On this occasion, Pabst, no master of grammar, spelling, or punctuation, scrawled a fast reply: “My dear Sir! I think you was a little excited when you wrote that letter[.] Tomorrow morning when you are cooled of [sic] a little I will talk with you. But of one thing I can assure you: The Remarks in the Letter were
not
intented [sic] to hurt anybodys [sic] Feelings
particularly
not yours . . . . Very Respectfully Yours Fred Pabst without the President.”

Whatever the two men said the next day is lost to us, but it was not enough. Three months later, Best wrote Pabst another letter, this one a measured but devastating attack on his old friend. “What I desire to say to you,” Charles began, “has been worrying me for a long time, and in connection with the unceasing trouble in our business has caused me to become so nervous that I am often almost unable to attend to my daily duties.” For many years, he had devoted all his “heart and will” to the company’s interests, but he could no longer ignore the consequences of Pabst’s “false ambition to be the greatest brewer in the land . . . ”

Best charged that Pabst had endangered the brewery’s health by “investing and accumulating all the profits in the plant of the Company and by increasing its capacity far beyond [its] legitimate earnings, on borrowed money, causing us to be more and more involved in debt from year to year.” Many times Best had pointed out the “danger” of Pabst’s policies, but for the most part, Pabst merely “laughed,” pronounced Best a “black see-er,” and continued his march down the path to ruin. “Had you . . . followed my well meant and oft repeated advice,” Charles added, the company might be smaller but at least it would be debt-free and “running to its full capacity.” Instead, Best found himself nearly ill from the “continual embarrassment and worry.”

And then the harried secretary unleashed the full measure of his grievances: “We have a large overgrown establishment on our hands, the capacity of which exceeds sales by nearly 150,000 Bbls. per annum, are carrying an enormous load of debts, and our manufacturing expenses are greater than those of our competitors . . . ” Best had hoped that his employers “would entirely drop the idea of investing any more money” in the brewery, but alas, Pabst’s recent “movements and remarks” had led Charles to the sad conclusion that the brewer planned to “follow the examples” of his competitors, “a very dangerous, even suicidal policy” as long as Best Brewing Company was “so heavily indebted.” Not being in a “position to offer any objection to such a course,” Charles concluded, “I desire to sever my connection with the Brewing Company at the earliest possible moment . . . ”
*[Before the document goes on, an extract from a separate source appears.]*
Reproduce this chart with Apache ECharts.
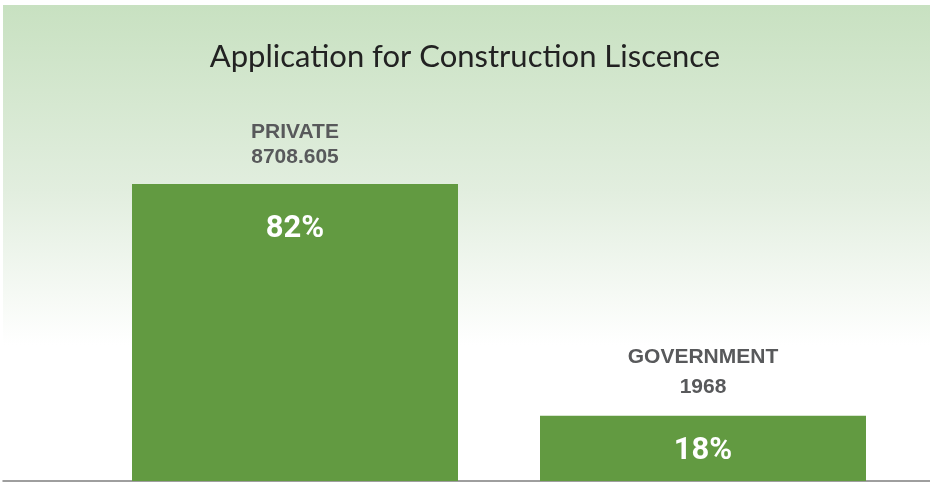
<!DOCTYPE html>
<html>
<head>
<meta charset="utf-8">
<script src="https://cdn.jsdelivr.net/npm/echarts@6/dist/echarts.min.js"></script>
<style>
  html, body { margin: 0; padding: 0; background: #fff; }
  #chart { width: 930px; height: 482px; }
</style>
</head>
<body>
<div id="chart"></div>
<script>
const categories = ['PRIVATE', 'GOVERNMENT']
const counts = ['8708.605', '1968']
const shares = [82, 18]

const chart = echarts.init(document.getElementById('chart'))

// the two outer labels are spaced a little differently in the source
const outerLineHeight = [25, 30]
const innerDistance = [29, 19]

chart.setOption({
  animation: false,
  graphic: [{
    type: 'rect',
    left: 3, top: 5,
    shape: { width: 927, height: 340 },
    silent: true,
    z: -10,
    style: {
      fill: new echarts.graphic.LinearGradient(0, 0, 0, 1, [
        { offset: 0, color: '#c8e1c1' },
        { offset: 0.55, color: '#e2eedf' },
        { offset: 1, color: '#ffffff' }
      ])
    }
  }],
  title: {
    text: 'Application for Construction Liscence',
    left: 'center',
    top: 36,
    textStyle: {
      fontFamily: 'Lato',
      fontWeight: 'normal',
      fontSize: 31,
      color: '#222'
    }
  },
  grid: [
    { left: 91, right: 23, top: 184, bottom: 1 },
    { left: 3, right: 0, top: 470, bottom: 1 }
  ],
  xAxis: [
    {
      type: 'category',
      data: categories,
      axisLine: { show: false },
      axisTick: { show: false },
      axisLabel: { show: false }
    },
    {
      type: 'category',
      gridIndex: 1,
      data: [],
      axisLine: { lineStyle: { color: '#7f7f7f', width: 1.5 } },
      axisTick: { show: false },
      axisLabel: { show: false }
    }
  ],
  yAxis: [
    { type: 'value', min: 0, max: 82, show: false },
    { type: 'value', gridIndex: 1, show: false }
  ],
  series: [
    {
      type: 'bar',
      barWidth: 326,
      itemStyle: { color: '#629a41' },
      data: shares.map((v, i) => ({
        value: v,
        label: {
          show: true,
          position: 'insideTop',
          distance: innerDistance[i],
          formatter: '{c}%',
          color: '#fff',
          fontFamily: 'Roboto, sans-serif',
          fontWeight: 'bold',
          fontSize: 31,
          lineHeight: 32
        }
      }))
    },
    {
      type: 'bar',
      barWidth: 326,
      barGap: '-100%',
      silent: true,
      itemStyle: { color: 'transparent' },
      data: shares.map((v, i) => ({
        value: v,
        label: {
          show: true,
          position: 'top',
          distance: 14,
          formatter: categories[i] + '\n' + counts[i],
          color: '#58595b',
          fontFamily: '"Liberation Sans", Arial, sans-serif',
          fontWeight: 'bold',
          fontSize: 21,
          lineHeight: outerLineHeight[i]
        }
      }))
    }
  ]
})
</script>
</body>
</html>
Again, what happened next is long lost to us, but we can assume that Pabst wooed rather than raged, shining the full light of his charm and good humor on his fretful cousin. Charles retracted his resignation and stayed another five and a half years, finally leaving in December 1889, one year after Emil Schandein’s death and ten months after Frederick Pabst replaced the word “Best” with “Pabst” on the brewery letterhead.

One fact is undeniable: During his twelve years with the company, Charles Best had watched Pabst and Schandein engineer a series of maneuvers that transformed a small brewhouse of ten thousand barrels into a behemoth that produced more than 374,000 the year of Best’s outburst. The age demanded such devil-may-care daring, and if the Charles Bests developed headaches, the Frederick Pabsts prospered beyond imagination. By the turn of the decade, the breweries of Pabst and Schandein, the Uihleins, and Adolphus Busch dwarfed most others. In 1880, half of the nation’s 2,271 beermakers produced fewer than one thousand barrels a year, and 75 percent sold fewer than four thousand, disposing of most of it at saloons within a mile or so of their brewhouses. Best Brewing Company’s 200,000 barrels in that year, an output surpassed only by George Ehret in New York City, appeared nearly grotesque in comparison. Bergner & Engel of Philadelphia ranked third, and behind them stood the Uihleins with 195,000 barrels and Adolphus Busch with 141,000.

As Charles Best rightly observed, the foray into large-scale brewing was freighted with uncertainty: Expansion necessitated not just debt, but risk of another sort. In order to make the debt pay, the brewery had to produce at capacity. But Milwaukee and St. Louis could not begin to absorb the vast swell of lager that poured from Best Brewing or Anheuser-Busch. The men had no choice but to push their beer into distant markets, and therein lies the brilliance behind the mechanical innovations and investments of Pabst and Schandein, the Uihleins, and Busch: They grew not by trundling their brew down the street and around the corner to neighborhood taverns, as did Ehret, Bergner & Engel, and other mammoth brewing houses in New York City and Philadelphia, but by taking their beer on the road, creating vast networks of markets that ranged from their own backyards to the Deep South, from tony company-owned hotels in New York and Dallas to dozens of foreign countries, and consisted of agglomerations of storage depots, agencies, salesmen, managers, and saloons. Nowadays, of course, manufacturers assume the existence of a national or even international market, but in the 1870s and 1880s, the notion of selling Milwaukee beer in, say, San Francisco was still new and untested. It is a measure of the genius of Adolphus Busch and the others that they not only envisioned such a market but created and succeeded in it.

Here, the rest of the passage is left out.